In his first article, Smith discusses the “The Exemplary Youth Ministry Project” carried out under the auspices of the Lily Foundation. That study identified 44 “faith assets” that constitute a set of criteria by which to measure the health of a church’s youth ministry. These assets are organized into eight groupings, which Smith helpfully lays out. He concludes with the observation that while the assets are generally valid, individual churches must adapt them to their own particular contexts to ensure their applicability.

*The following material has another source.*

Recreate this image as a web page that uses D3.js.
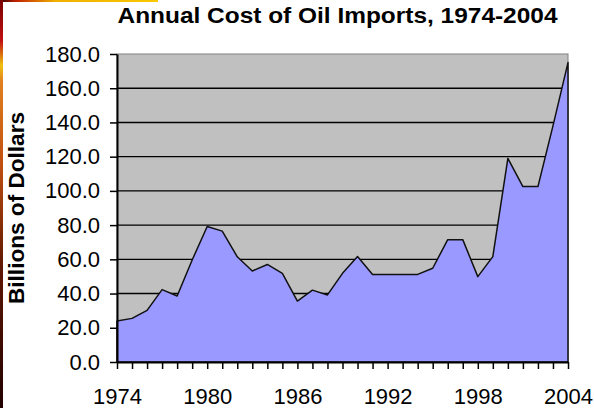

It is to one of these churches that Smith turns in his second article. Smith has done extensive consulting work with congregations in the Reformed Church in America (RCA), especially in the Great Lakes region. He has seen youth ministries succeed as well as fail in these congregations. His concern is that if churches perpetuate “business as usual” approaches, the RCA will see more failure than success in the area of youth ministry. There are signs of hope, however. Smith notes that several congregations are making the investments in the kind of personnel and resources and strategic planning necessary for creating and sustaining vibrant youth ministries. In this connection, Smith provides practical recommendations. Smith concludes the second of his two articles by pointing out that the ministry to youth concerns the entire church. Not only should every member of the church be willing to contribute something to the “spiritual nurture” of the youth, but also to value the gifts that youth can contribute to the whole church. In too many churches, youth are ignored or isolated, consigned to their own space. Smith warns that if the churches don’t recognize and embrace their youth today, preferring to relegate them to the church of tomorrow, they won’t be here tomorrow.
We hope that the churches will take seriously what both our authors say in the pages to follow.